8 And not be like their fathers, A stubborn and rebellious generation, A generation that did not prepare its heart And whose spirit was not faithful to God.
Finally, Asaph provides the negative motivation. The children are to be taught this history so that they might learn from the catastrophic failures of their ancestors. The history to be recounted is not a whitewashed, sanitized history. It is a history that includes the sin. Their fathers are described in four ways: they were stubborn (stiff-necked), rebellious (defiant), they did not prepare their heart (their inner disposition was not right), and their spirit was not faithful (they were covenant-breakers). This is a blunt and honest assessment. Paradoxically, the fathers are to teach their children the story of their own failures so that the children might learn not to be like them. This requires immense humility from the fathers, but it is absolutely essential. We teach our children about the Exodus, but we also teach them about the golden calf. We teach them about the conquest, but we also teach them about the cycles of apostasy in Judges. We teach them so that they might surpass us.
Application
This psalm is a direct charge to the modern church, and particularly to Christian parents. We are drowning in a culture of forgetfulness, a culture that actively seeks to sever every tie with the past. Our first and most basic duty is to resist this. We must become a people of memory. Fathers, God has commanded you to be the historians and theologians for your household. You are to teach your children the praises of the Lord, His strength, and His wondrous deeds. This means you must know them yourselves. You cannot give what you do not have. This requires you to be a man of the Book, a man who knows the story of redemption from Genesis to Revelation.
This is not a call to a dry, academic exercise. It is a call to vibrant storytelling. We are to tell the story of creation, the fall, the flood, and the call of Abraham. We are to tell the story of the Exodus, the lawgiving at Sinai, and the conquest of the land. We are to tell the story of David, the prophets, the exile, and the return. And we are to show how all these stories are parables, dark sayings whose ultimate meaning is found in the person and work of the Lord Jesus Christ. He is the true Israel, the faithful Son who never rebelled. He is the one whose heart was always prepared and whose spirit was always faithful to God.

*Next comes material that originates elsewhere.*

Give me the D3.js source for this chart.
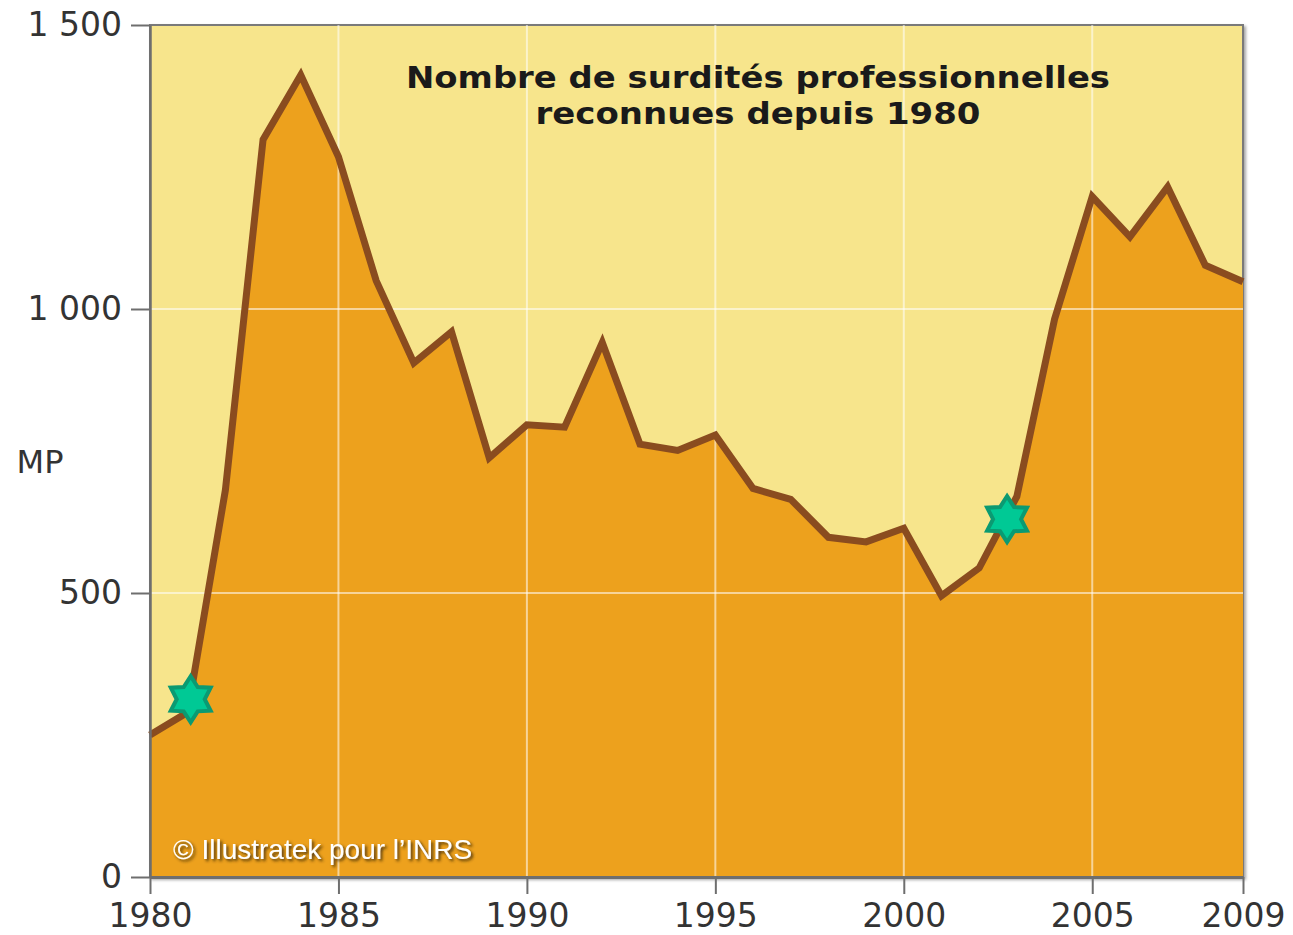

And we must tell our children this story so that they might set their confidence not in themselves, not in the spirit of the age, but in God alone. We teach them the law so they see their need for a Savior. We teach them the gospel so they see how that need is met. And we teach them the whole story of our fathers' failures so they can learn, by God's grace, to be a more faithful generation than we have been. This is the great task. Let us take up the calling of Asaph, and recount to the generation to come the praises of Yahweh.